*What is expected*. Write each line of the material exactly as given, from the top through the line that contains "const freqStep = 2.5", and omit all pictures.

*Provided data*.
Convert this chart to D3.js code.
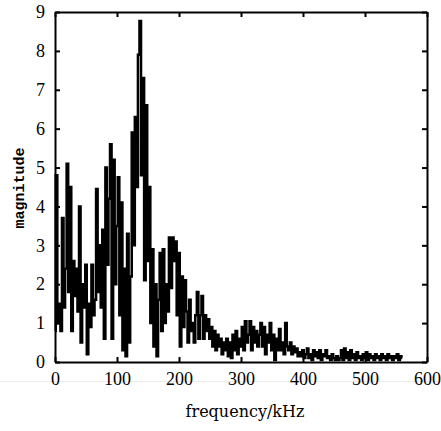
<!DOCTYPE html>
<html>
<head>
<meta charset="utf-8">
<script src="https://cdn.jsdelivr.net/npm/d3@7"></script>
<style>
  body { margin: 0; background: #fff; }
</style>
</head>
<body>
<div id="wrapper"></div>
<script>
// spectrum samples, one every freqStep kHz starting at 0
const freqStep = 2.5

// 0 - 147.5 kHz
const lowBand = [
  0.8, 4.8, 1.0, 1.5, 0.8, 3.7, 1.4, 2.4, 5.1, 1.8,
  4.5, 0.8, 2.6, 1.7, 2.4, 1.3, 4.0, 0.5, 2.0, 1.4,
  2.5, 0.2, 1.5, 0.9, 2.5, 1.2, 1.6, 4.45, 1.8, 3.0,
  1.4, 3.4, 0.6, 5.0, 2.5, 4.2, 5.6, 0.6, 5.2, 2.0,
  3.5, 4.75, 1.2, 4.1, 0.3, 2.4, 0.15, 3.3, 0.5, 2.2,
  5.9, 3.0, 6.3, 4.5, 7.9, 8.77, 4.8, 7.3, 2.1, 6.6
]
// 150 - 297.5 kHz
const midBand = [
  2.6, 4.5, 1.0, 2.9, 0.4, 2.0, 0.15, 1.6, 2.8, 0.8,
  2.9, 1.0, 2.0, 1.3, 3.2, 1.9, 3.2, 2.6, 3.1, 1.2,
  2.8, 0.4, 2.2, 0.9, 2.1, 1.3, 0.5, 1.6, 0.8, 1.0,
  0.5, 1.2, 1.8, 0.6, 1.2, 1.7, 0.6, 1.2, 0.8, 1.1,
  0.6, 0.9, 0.4, 0.8, 0.3, 0.7, 0.4, 0.6, 0.2, 0.5,
  0.3, 0.6, 0.15, 0.5, 0.1, 0.7, 0.3, 0.8, 0.2, 0.6
]
// 300 - 560 kHz
const highBand = [
  0.4, 0.9, 0.3, 1.05, 0.5, 0.7, 1.05, 0.3, 0.9, 0.5,
  0.8, 0.4, 0.7, 1.0, 0.4, 0.9, 0.2, 0.7, 0.5, 1.0,
  0.3, 0.7, 0.05, 0.6, 0.3, 0.85, 0.3, 0.5, 0.2, 1.0,
  0.4, 0.3, 0.5, 0.2, 0.4, 0.25, 0.35, 0.15, 0.25, 0.15,
  0.3, 0.1, 0.2, 0.35, 0.1, 0.2, 0.05, 0.3, 0.15, 0.25,
  0.1, 0.3, 0.05, 0.2, 0.15, 0.3, 0.1, 0.15, 0.05, 0.2,
  0.1, 0.05, 0.15, 0.05, 0.1, 0.3, 0.05, 0.35, 0.1, 0.25,
  0.05, 0.3, 0.1, 0.2, 0.05, 0.25, 0.1, 0.15, 0.05, 0.2,
  0.1, 0.25, 0.05, 0.2, 0.1, 0.15, 0.05, 0.2, 0.1, 0.15,
  0.05, 0.2, 0.1, 0.15, 0.05, 0.2, 0.1, 0.15, 0.05, 0.15,
  0.1, 0.2, 0.05, 0.15, 0.1
]

const xTicks = [0, 100, 200, 300, 400, 500, 600]
const yTicks = [0, 1, 2, 3, 4, 5, 6, 7, 8, 9]

const magnitudes = lowBand.concat(midBand, highBand)
const dataset = magnitudes.map((m, i) => ({ freq: i * freqStep, mag: m }))

const xAccessor = d => d.freq
const yAccessor = d => d.mag

let dimensions = {
  width: 441,
  height: 431,
  margin: { top: 12, right: 14, bottom: 69, left: 55 }
}
dimensions.boundedWidth = dimensions.width - dimensions.margin.left - dimensions.margin.right
dimensions.boundedHeight = dimensions.height - dimensions.margin.top - dimensions.margin.bottom

const wrapper = d3.select("#wrapper")
  .append("svg")
    .attr("width", dimensions.width)
    .attr("height", dimensions.height)

// faint scan line under the tick labels
wrapper.append("line")
    .attr("x1", 0).attr("x2", dimensions.width)
    .attr("y1", 381.5).attr("y2", 381.5)
    .attr("stroke", "#ececec")

const bounds = wrapper.append("g")
    .attr("transform", `translate(${dimensions.margin.left},${dimensions.margin.top})`)

const xScale = d3.scaleLinear()
    .domain([0, 600])
    .range([0, dimensions.boundedWidth])

const yScale = d3.scaleLinear()
    .domain([0, 9])
    .range([dimensions.boundedHeight, 0])

// the spectrum
const lineGenerator = d3.line()
    .x(d => xScale(xAccessor(d)))
    .y(d => yScale(yAccessor(d)))
    .curve(d3.curveStep)

bounds.append("path")
    .attr("d", lineGenerator(dataset))
    .attr("fill", "none")
    .attr("stroke", "#000")
    .attr("stroke-width", 2.5)

// axes: ticks point inward on all four sides
const tickFont = "'Liberation Serif', serif"

const xAxis = bounds.append("g")
    .attr("transform", `translate(0,${dimensions.boundedHeight})`)
    .call(d3.axisBottom(xScale).tickValues(xTicks).tickSizeInner(-5).tickSizeOuter(0).tickPadding(10))
const xAxisTop = bounds.append("g")
    .call(d3.axisTop(xScale).tickValues(xTicks).tickSizeInner(-5).tickSizeOuter(0).tickFormat(""))
const yAxis = bounds.append("g")
    .call(d3.axisLeft(yScale).tickValues(yTicks).tickSizeInner(-5).tickSizeOuter(0).tickPadding(10))
const yAxisRight = bounds.append("g")
    .attr("transform", `translate(${dimensions.boundedWidth},0)`)
    .call(d3.axisRight(yScale).tickValues(yTicks).tickSizeInner(-5).tickSizeOuter(0).tickFormat(""))

;[xAxis, xAxisTop, yAxis, yAxisRight].forEach(axis => {
  axis.select(".domain").attr("stroke", "#000").attr("stroke-width", 2)
  axis.selectAll(".tick line").attr("stroke", "#000").attr("stroke-width", 2)
  axis.selectAll(".tick text")
      .attr("fill", "#000")
      .style("font-family", tickFont)
      .style("font-size", "18px")
})

// axis labels
wrapper.append("text")
    .attr("x", 245)
    .attr("y", 417)
    .attr("text-anchor", "middle")
    .style("font-family", "'DejaVu Serif', serif")
    .style("font-size", "16px")
    .text("frequency/kHz")

wrapper.append("text")
    .attr("transform", "translate(24,188) rotate(-90)")
    .attr("text-anchor", "middle")
    .style("font-family", "'Liberation Mono', monospace")
    .style("font-weight", "bold")
    .style("font-size", "15px")
    .text("magnitude")
</script>
</body>
</html>
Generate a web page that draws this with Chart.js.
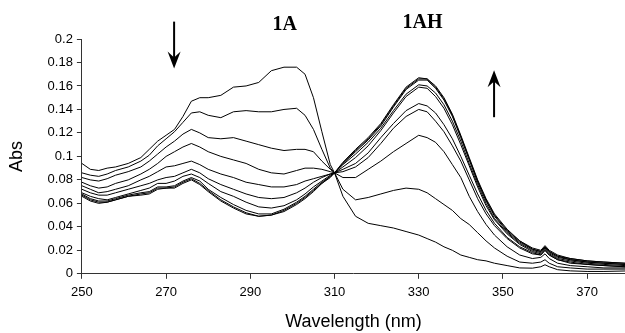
<!DOCTYPE html>
<html>
<head>
<meta charset="utf-8">
<script src="https://cdn.jsdelivr.net/npm/chart.js@4.4.1/dist/chart.umd.min.js"></script>
<style>
  html, body { margin: 0; padding: 0; background: #fff; }
  #wrap { width: 625px; height: 333px; }
</style>
</head>
<body>
<div id="wrap"><canvas id="absChart" width="625" height="333"></canvas></div>
<script>
// wavelength grid (nm) shared by every spectrum
const wavelengths = [
  250, 252, 254, 256, 258, 261, 264, 266, 268, 270,
  272, 274, 276, 278, 280, 283, 286, 289, 292, 295,
  298, 301, 303, 305, 307, 309, 310, 312, 315, 318,
  321, 324, 327, 330, 332, 334, 336, 338, 340, 342,
  344, 346, 348, 351, 354, 357, 359, 360, 361, 363,
  366, 370, 374, 379
];

// absorbance, one array per spectrum (1A rich -> 1AH rich)
const spectrum1 = [
  .094, .089, .088, .090, .091, .094, .099, .106, .113, .118,
  .123, .134, .147, .150, .150, .152, .159, .160, .163, .173,
  .176, .176, .170, .150, .121, .093, .086, .066, .049, .043,
  .041, .039, .036, .033, .030, .027, .023, .020, .016, .014,
  .012, .011, .009, .007, .005, .0048, .006, .0077, .006, .0035,
  .0025, .002, .002, .0024
];
const spectrum2 = [
  .086, .084, .083, .085, .088, .091, .096, .101, .109, .115,
  .121, .129, .137, .138, .135, .133, .138, .139, .138, .138,
  .140, .141, .135, .123, .106, .090, .086, .072, .063, .065,
  .068, .071, .073, .072, .069, .064, .059, .054, .047, .042,
  .035, .028, .022, .015, .010, .009, .010, .012, .009, .006,
  .005, .004, .004, .004
];
const spectrum3 = [
  .082, .080, .079, .081, .084, .087, .091, .096, .102, .108,
  .113, .119, .123, .120, .116, .115, .116, .113, .110, .107,
  .105, .106, .106, .104, .096, .089, .086, .082, .082, .089,
  .096, .104, .111, .118, .116, .112, .104, .093, .082, .066,
  .053, .042, .033, .023, .016, .013, .014, .017, .013, .009,
  .007, .006, .005, .005
];
const spectrum4 = [
  .078, .075, .073, .074, .077, .080, .085, .089, .094, .100,
  .104, .108, .111, .108, .104, .100, .097, .094, .089, .086,
  .085, .088, .090, .090, .089, .087, .086, .087, .091, .099,
  .111, .124, .134, .140, .138, .130, .121, .109, .096, .080,
  .064, .051, .041, .030, .022, .017, .016, .020, .016, .012,
  .009, .008, .007, .006
];
const spectrum5 = [
  .075, .072, .069, .070, .072, .075, .080, .083, .087, .091,
  .092, .094, .096, .093, .089, .085, .082, .078, .076, .074,
  .074, .076, .079, .081, .083, .085, .086, .089, .094, .103,
  .116, .128, .139, .145, .143, .137, .127, .115, .100, .084,
  .068, .054, .043, .031, .023, .018, .016, .020, .016, .012,
  .010, .008, .007, .006
];
const spectrum6 = [
  .072, .069, .067, .067, .069, .072, .075, .077, .080, .082,
  .083, .086, .089, .086, .081, .076, .072, .068, .065, .064,
  .065, .069, .073, .078, .082, .085, .086, .091, .099, .109,
  .122, .137, .151, .159, .158, .151, .141, .127, .110, .092,
  .074, .058, .046, .034, .025, .019, .017, .021, .017, .013,
  .011, .009, .008, .007
];
const spectrum7 = [
  .069, .066, .064, .063, .065, .068, .071, .073, .077, .077,
  .079, .083, .085, .082, .077, .070, .066, .061, .057, .056,
  .058, .063, .068, .074, .079, .084, .086, .093, .102, .112,
  .124, .139, .153, .161, .160, .154, .144, .130, .113, .094,
  .076, .060, .047, .035, .026, .020, .018, .022, .018, .014,
  .012, .010, .009, .008
];
const spectrum8 = [
  .068, .064, .062, .062, .064, .067, .069, .070, .074, .074,
  .075, .079, .082, .079, .072, .065, .059, .054, .051, .051,
  .055, .061, .066, .072, .078, .083, .086, .094, .104, .114,
  .126, .142, .157, .165, .165, .158, .148, .134, .116, .097,
  .078, .062, .049, .036, .027, .021, .019, .023, .019, .015,
  .012, .010, .009, .008
];
const spectrum9 = [
  .067, .063, .061, .061, .063, .066, .068, .069, .073, .073,
  .074, .078, .081, .077, .071, .063, .057, .052, .049, .050,
  .054, .060, .065, .071, .077, .083, .086, .094, .105, .115,
  .127, .143, .158, .166, .166, .159, .149, .135, .117, .098,
  .079, .063, .050, .037, .028, .021, .019, .023, .019, .015,
  .013, .011, .010, .009
];
const spectrum10 = [
  .066, .062, .060, .061, .063, .066, .067, .068, .072, .073,
  .073, .077, .080, .076, .070, .062, .056, .051, .049, .050,
  .053, .059, .064, .070, .077, .082, .086, .095, .106, .116,
  .128, .144, .159, .167, .166, .160, .150, .136, .118, .099,
  .080, .064, .051, .038, .028, .022, .020, .024, .020, .016,
  .013, .011, .010, .009
];

const xTickValues = [250, 270, 290, 310, 330, 350, 370];
const yTickValues = [0, 0.02, 0.04, 0.06, 0.08, 0.1, 0.12, 0.14, 0.16, 0.18, 0.2];
const bandLabels = ['1A', '1AH'];

const allSpectra = [spectrum1, spectrum2, spectrum3, spectrum4, spectrum5,
                    spectrum6, spectrum7, spectrum8, spectrum9, spectrum10];

const datasets = allSpectra.map((s, n) => ({
  label: 'Spectrum ' + (n + 1),
  data: wavelengths.map((w, i) => ({ x: w, y: s[i] })),
  borderColor: '#000',
  borderWidth: 1,
  pointRadius: 0,
  fill: false,
  tension: 0
}));

// vertical arrow, tip at yTip
function drawArrow(ctx, px, yTail, yTip) {
  const dir = Math.sign(yTip - yTail);
  const len = 17, half = 6.5;
  ctx.lineWidth = 2;
  ctx.beginPath();
  ctx.moveTo(px, yTail);
  ctx.lineTo(px, yTip - dir * len * 0.6);
  ctx.stroke();
  ctx.beginPath();
  ctx.moveTo(px, yTip);
  ctx.lineTo(px - half, yTip - dir * len);
  ctx.lineTo(px, yTip - dir * len * 0.65);
  ctx.lineTo(px + half, yTip - dir * len);
  ctx.closePath();
  ctx.fill();
}

const bandMarks = {
  id: 'bandMarks',
  afterDatasetsDraw(chart) {
    const { ctx, scales: { x, y } } = chart;
    ctx.save();
    ctx.fillStyle = '#000';
    ctx.strokeStyle = '#000';
    ctx.font = 'bold 20px "Liberation Serif", "Times New Roman", serif';
    ctx.textAlign = 'center';
    ctx.textBaseline = 'middle';
    ctx.fillText(bandLabels[0], x.getPixelForValue(298.2), y.getPixelForValue(0.2124));
    ctx.fillText(bandLabels[1], x.getPixelForValue(330.9), y.getPixelForValue(0.2137));
    drawArrow(ctx, x.getPixelForValue(271.9), y.getPixelForValue(0.2148), y.getPixelForValue(0.1748));
    drawArrow(ctx, x.getPixelForValue(347.9), y.getPixelForValue(0.1334), y.getPixelForValue(0.1733));
    ctx.restore();
  }
};

const sansFont = '"Liberation Sans", Arial, sans-serif';

new Chart(document.getElementById('absChart'), {
  type: 'line',
  data: { datasets: datasets },
  plugins: [bandMarks],
  options: {
    responsive: false,
    animation: false,
    layout: { padding: { top: 39, left: 6, right: 0, bottom: 0 } },
    plugins: { legend: { display: false }, tooltip: { enabled: false } },
    scales: {
      x: {
        type: 'linear',
        min: 250,
        max: 379,
        afterBuildTicks: axis => { axis.ticks = xTickValues.map(v => ({ value: v })); },
        ticks: { color: '#000', font: { family: sansFont, size: 13 }, padding: 6, maxRotation: 0 },
        grid: { display: true, drawOnChartArea: false, drawTicks: true, tickLength: 5, color: '#333' },
        border: { display: true, color: '#333' },
        title: { display: true, text: 'Wavelength (nm)', color: '#000',
                 font: { family: sansFont, size: 18 }, padding: { top: 5, bottom: 0 } }
      },
      y: {
        min: 0,
        max: 0.2,
        afterBuildTicks: axis => { axis.ticks = yTickValues.map(v => ({ value: v })); },
        ticks: { color: '#000', font: { family: sansFont, size: 13 }, padding: 4,
                 callback: v => String(+v.toFixed(2)) },
        grid: { display: true, drawOnChartArea: false, drawTicks: true, tickLength: 5, color: '#333' },
        border: { display: true, color: '#333' },
        title: { display: true, text: 'Abs', color: '#000',
                 font: { family: sansFont, size: 18 }, padding: { top: 0, bottom: 16 } }
      }
    }
  }
});
</script>
</body>
</html>
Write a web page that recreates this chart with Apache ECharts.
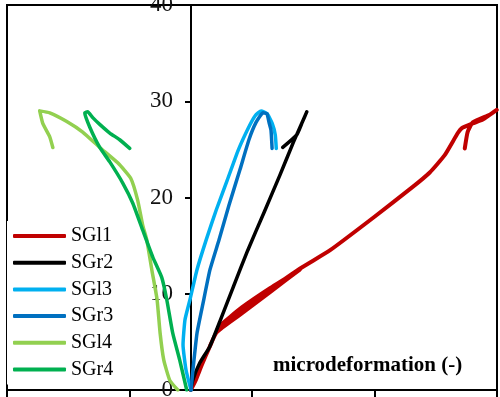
<!DOCTYPE html>
<html>
<head>
<meta charset="utf-8">
<script src="https://cdn.jsdelivr.net/npm/echarts@6/dist/echarts.min.js"></script>
<style>
  html, body { margin: 0; padding: 0; background: #fff; }
  #chart { width: 500px; height: 397px; }
</style>
</head>
<body>
<div id="chart"></div>
<script>
// series names / colours
const seriesNames = ["SGl1", "SGr2", "SGl3", "SGr3", "SGl4", "SGr4"];
const seriesColors = ["#C00000", "#000000", "#00B0F0", "#0070C0", "#92D050", "#00B050"];

// [microdeformation, load]
const sgl1 = [
  [0, 0], [40, 1.0], [90, 2.6], [155, 4.5], [212, 6.0], [400, 7.8], [650, 10.2], [890, 12.5],
  [650, 10.6], [420, 8.6], [230, 6.6], [212, 6.0], [420, 8.4], [890, 12.6], [1135, 14.5],
  [1500, 18.0], [1812, 21.1], [1951, 22.6], [2073, 24.4], [2180, 26.7], [2212, 27.2],
  [2302, 27.7], [2384, 28.1], [2498, 29.1], [2440, 28.6], [2302, 27.8], [2260, 26.8], [2237, 25.1]
];
const sgr2 = [
  [0, 0], [16, 1.0], [73, 2.8], [155, 4.5], [237, 7.1], [350, 10.8], [465, 14.5],
  [600, 18.5], [727, 22.3], [840, 25.8], [947, 28.9], [910, 27.8], [865, 26.5], [751, 25.2]
];
const sgl3 = [
  [2, 0], [-39, 2.1], [-63, 4.7], [-47, 7.3], [-6, 9.4], [51, 12.5], [126, 15.6],
  [208, 18.7], [298, 21.8], [387, 24.9], [469, 27.2], [526, 28.5], [575, 29.0],
  [624, 28.7], [665, 27.7], [690, 26.5], [698, 25.1]
];
const sgr3 = [
  [2, 0], [18, 2.1], [51, 5.9], [100, 9.0], [157, 12.5], [231, 15.6], [312, 19.2],
  [402, 22.9], [475, 26.0], [533, 27.8], [590, 28.8], [622, 28.7], [639, 27.8],
  [655, 27.0], [664, 25.1]
];
const sgl4 = [
  [-106, 0], [-171, 1.0], [-220, 3.1], [-250, 5.9], [-275, 9.4], [-318, 12.5],
  [-359, 15.6], [-392, 17.1], [-433, 19.7], [-490, 22.0], [-596, 23.6], [-743, 25.2],
  [-882, 26.8], [-1012, 27.9], [-1151, 28.8], [-1233, 29.0], [-1208, 27.7],
  [-1151, 26.3], [-1126, 25.2]
];
const sgr4 = [
  [-33, 0], [-90, 3.1], [-147, 5.9], [-196, 9.4], [-237, 11.7], [-310, 13.8],
  [-392, 16.6], [-473, 19.4], [-555, 21.5], [-661, 23.7], [-743, 25.2], [-824, 27.3],
  [-865, 28.8], [-841, 28.9], [-800, 28.3], [-743, 27.6], [-661, 26.7], [-580, 26.0], [-498, 25.1]
];
const seriesData = [sgl1, sgr2, sgl3, sgr3, sgl4, sgr4];

// y tick labels
const yTicks = [0, 10, 20, 30, 40];

const chart = echarts.init(document.getElementById("chart"));

const option = {
  animation: false,
  title: {
    text: "microdeformation (-)",
    left: 273,
    top: 355,
    padding: 0,
    textStyle: { fontFamily: "Liberation Serif", fontSize: 21, fontWeight: "bold", color: "#000" },
  },
  legend: {
    orient: "vertical",
    left: 7,
    top: 221,
    padding: [5, 6, 5, 6],
    backgroundColor: "#fff",
    itemWidth: 53,
    itemHeight: 4,
    itemGap: 6.7,
    icon: "roundRect",
    data: seriesNames,
    textStyle: { fontFamily: "Liberation Serif", fontSize: 20, lineHeight: 19, color: "#000" },
  },
  grid: {
    left: 7,
    right: 3,
    top: 5,
    bottom: 7,
    outerBoundsMode: "none",
    containLabel: false,
    show: true,
    borderColor: "#000",
    borderWidth: 2,
    backgroundColor: "transparent",
  },
  xAxis: [
    {
      type: "value",
      min: -1500,
      max: 2500,
      axisLine: { show: false },
      axisTick: { show: false },
      axisLabel: { show: false },
      splitLine: { show: false },
    },
    {
      type: "value",
      position: "bottom",
      min: 0,
      max: 4,
      interval: 1,
      axisLine: { show: true, onZero: false, lineStyle: { color: "#000", width: 2 } },
      axisTick: { show: true, length: 7, lineStyle: { color: "#000", width: 2 } },
      axisLabel: { show: false },
      splitLine: { show: false },
    },
  ],
  yAxis: {
    type: "value",
    position: "left",
    offset: -184,
    min: yTicks[0],
    max: yTicks[yTicks.length - 1],
    interval: 10,
    axisLine: { show: true, onZero: false, lineStyle: { color: "#000", width: 2 } },
    axisTick: { show: true, length: 6, lineStyle: { color: "#000", width: 2 } },
    axisLabel: { fontFamily: "Liberation Serif", fontSize: 23, color: "#111", margin: 18 },
    splitLine: { show: false },
  },
  series: seriesNames.map((name, i) => ({
    name: name,
    type: "line",
    xAxisIndex: 0,
    data: seriesData[i],
    showSymbol: false,
    smooth: 0.15,
    color: seriesColors[i],
    lineStyle: { width: i === 0 ? 4 : 3.5, cap: "round", join: "round" },
  })),
};

chart.setOption(option);
</script>
</body>
</html>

*Exercise result*.
Convert this chart to D3.js code.
<!DOCTYPE html>
<html>
<head>
<meta charset="utf-8">
<script src="https://cdn.jsdelivr.net/npm/d3@7"></script>
<style>
  body { margin: 0; background: #fff; }
</style>
</head>
<body>
<div id="wrapper"></div>
<script>
// spectrum samples, one every freqStep kHz starting at 0
const freqStep = 2.5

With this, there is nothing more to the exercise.